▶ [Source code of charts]

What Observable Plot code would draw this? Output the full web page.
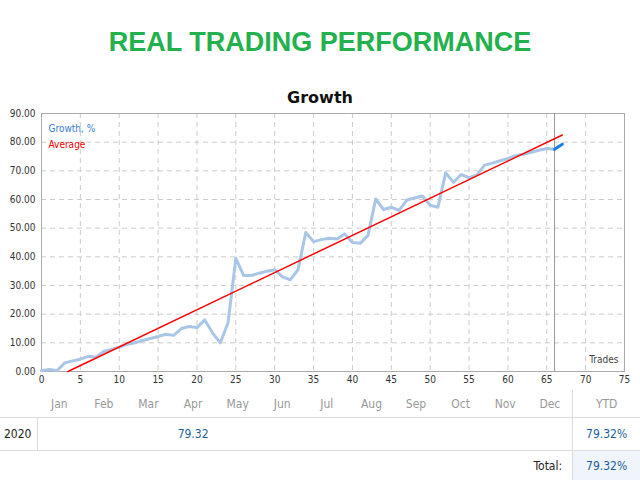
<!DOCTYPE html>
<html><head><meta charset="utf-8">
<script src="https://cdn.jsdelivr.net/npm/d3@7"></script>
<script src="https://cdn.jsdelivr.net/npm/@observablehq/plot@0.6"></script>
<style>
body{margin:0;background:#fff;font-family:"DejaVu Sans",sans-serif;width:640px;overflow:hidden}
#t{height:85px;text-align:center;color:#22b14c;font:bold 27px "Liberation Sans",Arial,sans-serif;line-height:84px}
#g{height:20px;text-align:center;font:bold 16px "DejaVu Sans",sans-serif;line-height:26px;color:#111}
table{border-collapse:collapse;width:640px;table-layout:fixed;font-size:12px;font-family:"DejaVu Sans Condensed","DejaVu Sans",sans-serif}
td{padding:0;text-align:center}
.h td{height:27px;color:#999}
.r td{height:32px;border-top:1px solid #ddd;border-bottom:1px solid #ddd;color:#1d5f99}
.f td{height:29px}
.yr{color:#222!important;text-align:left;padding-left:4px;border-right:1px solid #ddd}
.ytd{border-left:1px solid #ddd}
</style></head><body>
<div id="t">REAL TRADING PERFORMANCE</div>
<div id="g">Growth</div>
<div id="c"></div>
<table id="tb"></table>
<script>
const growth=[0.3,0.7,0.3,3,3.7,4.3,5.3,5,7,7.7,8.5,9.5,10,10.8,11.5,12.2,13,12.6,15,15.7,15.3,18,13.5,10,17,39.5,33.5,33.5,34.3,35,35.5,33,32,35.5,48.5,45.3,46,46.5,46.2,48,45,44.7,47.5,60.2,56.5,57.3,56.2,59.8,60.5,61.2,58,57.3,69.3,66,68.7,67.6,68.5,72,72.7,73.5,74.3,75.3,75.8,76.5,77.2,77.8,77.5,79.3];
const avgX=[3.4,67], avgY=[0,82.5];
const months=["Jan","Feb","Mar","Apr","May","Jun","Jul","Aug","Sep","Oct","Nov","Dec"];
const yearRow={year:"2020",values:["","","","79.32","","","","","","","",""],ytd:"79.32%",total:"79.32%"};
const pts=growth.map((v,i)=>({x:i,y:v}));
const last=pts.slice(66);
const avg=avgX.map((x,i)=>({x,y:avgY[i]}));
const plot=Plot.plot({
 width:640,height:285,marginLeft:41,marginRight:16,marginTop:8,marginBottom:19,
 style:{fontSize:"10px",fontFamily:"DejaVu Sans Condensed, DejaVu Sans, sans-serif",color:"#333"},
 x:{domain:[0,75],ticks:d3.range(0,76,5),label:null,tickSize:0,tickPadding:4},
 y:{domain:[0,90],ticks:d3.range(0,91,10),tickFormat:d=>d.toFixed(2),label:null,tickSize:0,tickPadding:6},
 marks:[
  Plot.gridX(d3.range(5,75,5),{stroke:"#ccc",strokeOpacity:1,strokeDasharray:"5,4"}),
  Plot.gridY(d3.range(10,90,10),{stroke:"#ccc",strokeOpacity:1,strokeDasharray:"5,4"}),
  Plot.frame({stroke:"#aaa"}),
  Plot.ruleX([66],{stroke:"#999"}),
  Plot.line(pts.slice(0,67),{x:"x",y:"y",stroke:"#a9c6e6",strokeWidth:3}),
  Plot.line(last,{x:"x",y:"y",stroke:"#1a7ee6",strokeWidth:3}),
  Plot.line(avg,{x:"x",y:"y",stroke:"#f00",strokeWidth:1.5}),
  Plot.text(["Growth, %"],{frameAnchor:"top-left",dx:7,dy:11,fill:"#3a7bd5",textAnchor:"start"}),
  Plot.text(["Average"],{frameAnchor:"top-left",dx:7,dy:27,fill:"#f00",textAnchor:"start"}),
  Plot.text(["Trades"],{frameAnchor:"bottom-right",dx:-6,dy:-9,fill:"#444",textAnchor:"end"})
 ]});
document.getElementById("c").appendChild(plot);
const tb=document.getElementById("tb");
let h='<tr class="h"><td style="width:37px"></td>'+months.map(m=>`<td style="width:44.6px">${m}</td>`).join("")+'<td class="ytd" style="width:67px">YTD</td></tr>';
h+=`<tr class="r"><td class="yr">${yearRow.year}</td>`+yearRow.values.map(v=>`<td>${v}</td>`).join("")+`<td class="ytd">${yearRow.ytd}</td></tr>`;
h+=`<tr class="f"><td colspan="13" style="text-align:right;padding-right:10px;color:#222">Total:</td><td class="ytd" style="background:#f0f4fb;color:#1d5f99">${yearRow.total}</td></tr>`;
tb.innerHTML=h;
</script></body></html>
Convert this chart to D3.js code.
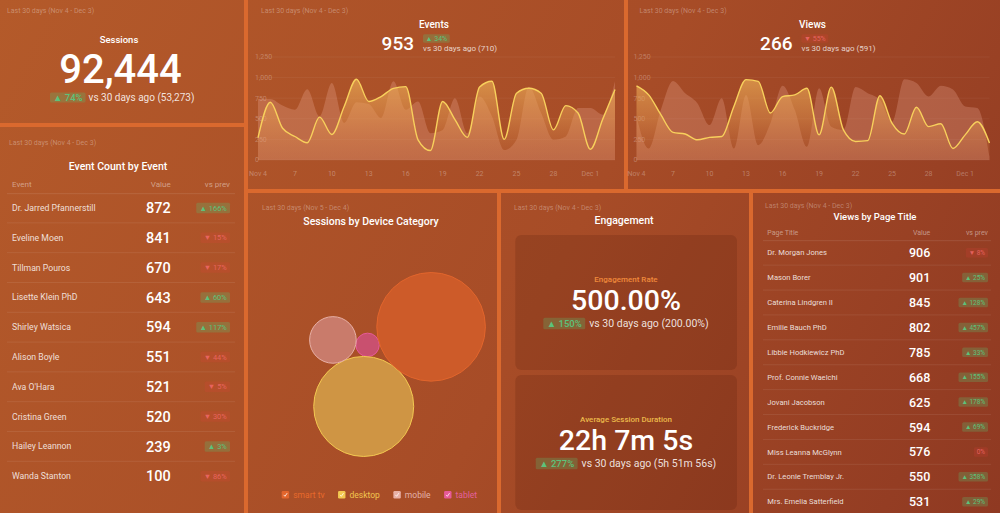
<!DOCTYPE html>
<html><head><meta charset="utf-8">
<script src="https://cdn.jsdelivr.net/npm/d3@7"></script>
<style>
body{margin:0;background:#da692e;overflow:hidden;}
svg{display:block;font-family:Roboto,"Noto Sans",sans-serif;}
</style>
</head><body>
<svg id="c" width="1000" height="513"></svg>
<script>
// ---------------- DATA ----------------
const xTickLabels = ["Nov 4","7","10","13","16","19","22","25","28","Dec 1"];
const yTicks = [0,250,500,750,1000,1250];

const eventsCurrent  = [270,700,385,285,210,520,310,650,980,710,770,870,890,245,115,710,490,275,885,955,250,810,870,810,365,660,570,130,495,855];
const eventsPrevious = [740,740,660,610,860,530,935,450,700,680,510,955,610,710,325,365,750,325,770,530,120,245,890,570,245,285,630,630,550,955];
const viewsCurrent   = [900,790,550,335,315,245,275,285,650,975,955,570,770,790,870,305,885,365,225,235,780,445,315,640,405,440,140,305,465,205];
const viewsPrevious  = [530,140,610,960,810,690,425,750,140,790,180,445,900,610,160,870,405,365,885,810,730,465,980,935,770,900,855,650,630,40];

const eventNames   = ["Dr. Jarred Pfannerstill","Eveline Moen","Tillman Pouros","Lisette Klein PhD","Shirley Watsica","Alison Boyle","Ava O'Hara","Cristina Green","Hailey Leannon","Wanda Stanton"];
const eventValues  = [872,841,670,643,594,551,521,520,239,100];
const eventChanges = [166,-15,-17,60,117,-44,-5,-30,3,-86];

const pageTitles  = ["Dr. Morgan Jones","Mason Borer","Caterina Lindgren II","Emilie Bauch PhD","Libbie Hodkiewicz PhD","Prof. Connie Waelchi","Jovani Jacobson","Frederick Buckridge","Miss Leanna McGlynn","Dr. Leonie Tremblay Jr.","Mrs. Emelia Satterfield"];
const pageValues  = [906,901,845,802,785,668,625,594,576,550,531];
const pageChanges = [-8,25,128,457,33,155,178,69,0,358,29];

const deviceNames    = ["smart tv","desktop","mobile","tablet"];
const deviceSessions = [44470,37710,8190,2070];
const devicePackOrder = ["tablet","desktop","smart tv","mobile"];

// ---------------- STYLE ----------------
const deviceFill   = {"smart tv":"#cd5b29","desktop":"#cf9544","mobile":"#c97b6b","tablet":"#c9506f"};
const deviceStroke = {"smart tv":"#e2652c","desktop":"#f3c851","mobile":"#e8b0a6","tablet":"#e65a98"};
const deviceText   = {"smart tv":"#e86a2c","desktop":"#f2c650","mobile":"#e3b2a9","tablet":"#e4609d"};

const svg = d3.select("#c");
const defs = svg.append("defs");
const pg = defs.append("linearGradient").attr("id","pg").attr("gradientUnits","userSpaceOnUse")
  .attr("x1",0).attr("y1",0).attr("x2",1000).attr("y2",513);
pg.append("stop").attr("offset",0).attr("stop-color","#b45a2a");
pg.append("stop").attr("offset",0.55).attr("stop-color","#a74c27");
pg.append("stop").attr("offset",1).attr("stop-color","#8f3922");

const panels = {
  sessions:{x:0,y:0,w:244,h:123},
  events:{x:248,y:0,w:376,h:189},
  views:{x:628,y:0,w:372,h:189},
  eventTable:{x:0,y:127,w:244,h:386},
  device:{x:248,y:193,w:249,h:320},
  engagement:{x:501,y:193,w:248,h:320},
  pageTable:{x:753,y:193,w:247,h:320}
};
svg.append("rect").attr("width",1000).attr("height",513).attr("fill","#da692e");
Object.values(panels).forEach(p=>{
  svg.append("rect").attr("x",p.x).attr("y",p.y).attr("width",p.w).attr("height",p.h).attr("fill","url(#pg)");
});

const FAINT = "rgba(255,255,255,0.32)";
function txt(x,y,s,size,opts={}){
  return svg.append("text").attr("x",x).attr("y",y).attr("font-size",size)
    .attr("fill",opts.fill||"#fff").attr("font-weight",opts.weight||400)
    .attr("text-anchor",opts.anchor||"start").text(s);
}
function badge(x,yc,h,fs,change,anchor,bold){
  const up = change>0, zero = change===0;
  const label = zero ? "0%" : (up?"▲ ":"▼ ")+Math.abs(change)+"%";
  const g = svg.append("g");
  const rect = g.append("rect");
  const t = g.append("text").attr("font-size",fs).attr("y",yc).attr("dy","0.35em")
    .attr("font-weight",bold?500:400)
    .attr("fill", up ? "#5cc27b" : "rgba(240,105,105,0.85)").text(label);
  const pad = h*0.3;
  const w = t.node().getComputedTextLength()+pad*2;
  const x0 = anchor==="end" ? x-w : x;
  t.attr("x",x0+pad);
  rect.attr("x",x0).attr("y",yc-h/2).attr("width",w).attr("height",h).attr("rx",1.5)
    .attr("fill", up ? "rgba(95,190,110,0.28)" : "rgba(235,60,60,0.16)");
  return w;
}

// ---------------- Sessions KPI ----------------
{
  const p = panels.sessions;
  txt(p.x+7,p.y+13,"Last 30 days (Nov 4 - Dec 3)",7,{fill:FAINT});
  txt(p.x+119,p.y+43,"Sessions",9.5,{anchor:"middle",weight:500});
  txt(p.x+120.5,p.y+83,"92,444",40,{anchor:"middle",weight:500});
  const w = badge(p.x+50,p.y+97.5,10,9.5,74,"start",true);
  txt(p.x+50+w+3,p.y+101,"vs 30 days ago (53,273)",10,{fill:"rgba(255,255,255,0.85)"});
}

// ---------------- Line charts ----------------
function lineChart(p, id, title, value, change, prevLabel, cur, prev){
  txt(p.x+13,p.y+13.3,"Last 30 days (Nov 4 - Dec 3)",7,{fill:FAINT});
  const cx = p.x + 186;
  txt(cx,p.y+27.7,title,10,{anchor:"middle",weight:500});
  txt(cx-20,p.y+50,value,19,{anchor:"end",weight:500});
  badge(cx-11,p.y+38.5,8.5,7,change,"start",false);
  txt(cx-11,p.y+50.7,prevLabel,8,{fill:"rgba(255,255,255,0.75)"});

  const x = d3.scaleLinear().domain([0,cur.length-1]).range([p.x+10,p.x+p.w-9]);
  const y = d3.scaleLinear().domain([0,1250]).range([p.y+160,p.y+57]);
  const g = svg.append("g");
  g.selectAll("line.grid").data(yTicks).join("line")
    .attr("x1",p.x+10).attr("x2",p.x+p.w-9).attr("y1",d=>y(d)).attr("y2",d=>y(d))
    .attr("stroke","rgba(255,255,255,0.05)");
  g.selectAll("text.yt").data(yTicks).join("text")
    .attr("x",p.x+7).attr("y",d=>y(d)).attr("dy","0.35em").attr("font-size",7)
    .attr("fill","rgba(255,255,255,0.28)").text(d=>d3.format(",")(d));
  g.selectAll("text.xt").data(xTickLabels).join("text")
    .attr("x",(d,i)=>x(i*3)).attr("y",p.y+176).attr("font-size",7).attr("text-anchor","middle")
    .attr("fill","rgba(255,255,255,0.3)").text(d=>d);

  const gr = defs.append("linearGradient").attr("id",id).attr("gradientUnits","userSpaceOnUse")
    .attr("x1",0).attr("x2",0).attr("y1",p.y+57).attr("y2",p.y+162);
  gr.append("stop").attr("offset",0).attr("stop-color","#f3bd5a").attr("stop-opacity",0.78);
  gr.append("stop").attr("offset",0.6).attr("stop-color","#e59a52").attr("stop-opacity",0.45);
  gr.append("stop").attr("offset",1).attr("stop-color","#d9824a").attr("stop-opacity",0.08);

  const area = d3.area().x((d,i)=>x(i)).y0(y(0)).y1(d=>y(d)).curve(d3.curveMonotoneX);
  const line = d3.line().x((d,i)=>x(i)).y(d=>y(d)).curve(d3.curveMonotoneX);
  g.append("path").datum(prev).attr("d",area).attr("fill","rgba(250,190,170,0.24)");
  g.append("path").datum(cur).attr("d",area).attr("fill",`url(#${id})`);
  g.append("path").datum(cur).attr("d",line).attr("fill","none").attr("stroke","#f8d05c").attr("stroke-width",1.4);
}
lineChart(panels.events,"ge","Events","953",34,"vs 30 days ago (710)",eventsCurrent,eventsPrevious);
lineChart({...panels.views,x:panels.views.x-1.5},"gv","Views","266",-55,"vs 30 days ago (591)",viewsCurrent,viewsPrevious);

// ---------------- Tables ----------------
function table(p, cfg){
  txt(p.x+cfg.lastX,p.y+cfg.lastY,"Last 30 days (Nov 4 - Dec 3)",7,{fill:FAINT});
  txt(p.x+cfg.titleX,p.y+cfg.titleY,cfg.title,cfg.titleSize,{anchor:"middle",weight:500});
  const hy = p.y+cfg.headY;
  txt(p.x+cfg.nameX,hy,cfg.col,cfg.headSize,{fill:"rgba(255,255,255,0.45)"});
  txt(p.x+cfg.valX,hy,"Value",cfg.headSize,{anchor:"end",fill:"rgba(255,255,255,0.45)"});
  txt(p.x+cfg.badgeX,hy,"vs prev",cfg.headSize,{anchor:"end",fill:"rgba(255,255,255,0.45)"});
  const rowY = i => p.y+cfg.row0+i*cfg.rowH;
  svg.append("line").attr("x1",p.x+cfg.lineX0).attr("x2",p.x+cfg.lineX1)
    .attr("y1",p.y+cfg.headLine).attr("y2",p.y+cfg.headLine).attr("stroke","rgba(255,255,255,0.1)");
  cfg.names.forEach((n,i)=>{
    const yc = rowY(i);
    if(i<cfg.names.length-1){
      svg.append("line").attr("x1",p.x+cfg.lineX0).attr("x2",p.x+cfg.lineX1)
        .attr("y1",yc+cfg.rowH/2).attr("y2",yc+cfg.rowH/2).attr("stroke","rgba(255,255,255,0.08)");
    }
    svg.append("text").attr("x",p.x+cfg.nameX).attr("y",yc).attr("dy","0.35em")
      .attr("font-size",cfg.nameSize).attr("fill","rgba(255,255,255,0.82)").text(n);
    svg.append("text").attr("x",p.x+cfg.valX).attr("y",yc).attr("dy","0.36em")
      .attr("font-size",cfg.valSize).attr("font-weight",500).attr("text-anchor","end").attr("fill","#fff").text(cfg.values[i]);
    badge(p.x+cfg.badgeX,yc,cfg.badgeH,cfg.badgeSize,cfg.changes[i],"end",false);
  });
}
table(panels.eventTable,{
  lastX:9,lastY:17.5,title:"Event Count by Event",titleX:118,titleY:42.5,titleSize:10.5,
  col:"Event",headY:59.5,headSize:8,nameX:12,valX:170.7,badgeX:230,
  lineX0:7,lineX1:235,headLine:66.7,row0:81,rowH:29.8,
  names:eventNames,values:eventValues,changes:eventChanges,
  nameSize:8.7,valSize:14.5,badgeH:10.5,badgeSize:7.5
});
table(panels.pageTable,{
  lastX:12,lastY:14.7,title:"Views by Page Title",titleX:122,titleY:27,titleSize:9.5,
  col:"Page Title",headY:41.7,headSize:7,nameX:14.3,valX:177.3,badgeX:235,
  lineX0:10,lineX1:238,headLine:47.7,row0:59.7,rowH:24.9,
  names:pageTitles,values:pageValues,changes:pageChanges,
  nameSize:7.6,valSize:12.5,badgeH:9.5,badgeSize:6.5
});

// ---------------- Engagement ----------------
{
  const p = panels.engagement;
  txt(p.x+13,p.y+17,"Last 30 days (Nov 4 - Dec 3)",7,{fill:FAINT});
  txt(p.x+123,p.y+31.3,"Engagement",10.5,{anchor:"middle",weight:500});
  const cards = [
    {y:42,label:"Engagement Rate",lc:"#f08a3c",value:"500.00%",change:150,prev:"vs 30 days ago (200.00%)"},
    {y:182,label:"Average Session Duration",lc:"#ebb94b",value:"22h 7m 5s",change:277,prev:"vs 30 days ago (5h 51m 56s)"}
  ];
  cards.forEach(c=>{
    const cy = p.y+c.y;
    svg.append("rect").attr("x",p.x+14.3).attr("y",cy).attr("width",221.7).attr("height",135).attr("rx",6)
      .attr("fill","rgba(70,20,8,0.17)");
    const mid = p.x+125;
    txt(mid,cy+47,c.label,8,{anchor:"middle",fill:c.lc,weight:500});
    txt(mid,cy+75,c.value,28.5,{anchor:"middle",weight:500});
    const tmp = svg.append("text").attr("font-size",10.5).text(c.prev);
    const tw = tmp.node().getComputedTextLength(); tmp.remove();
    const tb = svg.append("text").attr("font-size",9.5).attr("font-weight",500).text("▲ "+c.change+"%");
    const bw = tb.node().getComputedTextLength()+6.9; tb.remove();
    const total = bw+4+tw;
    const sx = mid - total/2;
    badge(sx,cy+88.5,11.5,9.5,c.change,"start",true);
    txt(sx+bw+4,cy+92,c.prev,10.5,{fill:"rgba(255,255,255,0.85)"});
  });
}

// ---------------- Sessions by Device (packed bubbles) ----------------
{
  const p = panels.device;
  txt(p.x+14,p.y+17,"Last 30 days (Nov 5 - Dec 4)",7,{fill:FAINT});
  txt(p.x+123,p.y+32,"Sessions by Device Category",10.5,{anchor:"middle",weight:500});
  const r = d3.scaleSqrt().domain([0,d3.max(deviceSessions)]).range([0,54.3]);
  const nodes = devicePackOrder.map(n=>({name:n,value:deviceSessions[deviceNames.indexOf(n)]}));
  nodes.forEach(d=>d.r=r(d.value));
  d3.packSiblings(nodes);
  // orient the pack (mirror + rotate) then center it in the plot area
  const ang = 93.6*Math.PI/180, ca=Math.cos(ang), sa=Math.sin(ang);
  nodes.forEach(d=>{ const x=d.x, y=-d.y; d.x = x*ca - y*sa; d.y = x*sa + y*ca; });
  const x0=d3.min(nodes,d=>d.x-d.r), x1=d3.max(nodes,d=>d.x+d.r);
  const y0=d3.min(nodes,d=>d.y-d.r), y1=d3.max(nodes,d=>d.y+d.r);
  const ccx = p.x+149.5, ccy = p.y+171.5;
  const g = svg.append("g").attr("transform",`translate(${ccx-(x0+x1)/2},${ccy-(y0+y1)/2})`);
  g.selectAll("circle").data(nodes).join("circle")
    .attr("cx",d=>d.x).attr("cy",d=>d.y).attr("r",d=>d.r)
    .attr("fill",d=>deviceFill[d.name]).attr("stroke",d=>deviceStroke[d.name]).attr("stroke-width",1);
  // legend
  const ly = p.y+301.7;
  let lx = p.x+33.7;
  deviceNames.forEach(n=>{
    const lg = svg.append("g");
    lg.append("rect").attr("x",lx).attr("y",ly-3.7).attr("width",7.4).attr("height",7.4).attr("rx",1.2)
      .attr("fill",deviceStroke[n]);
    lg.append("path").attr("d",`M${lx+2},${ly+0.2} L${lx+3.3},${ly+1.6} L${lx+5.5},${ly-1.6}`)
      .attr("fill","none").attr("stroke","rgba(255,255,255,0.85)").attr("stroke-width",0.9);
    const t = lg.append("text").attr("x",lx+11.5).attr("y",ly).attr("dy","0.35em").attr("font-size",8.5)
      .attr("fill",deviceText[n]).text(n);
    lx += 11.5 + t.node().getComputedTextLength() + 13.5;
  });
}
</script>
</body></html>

▶ [TASK]
Find every line in the records above that contains the word "this", and copy each one.

▶ [RESULT OF THE TASK]
What Observable Plot code would draw this? Output the full web page.
Convert this chart to D3.js code.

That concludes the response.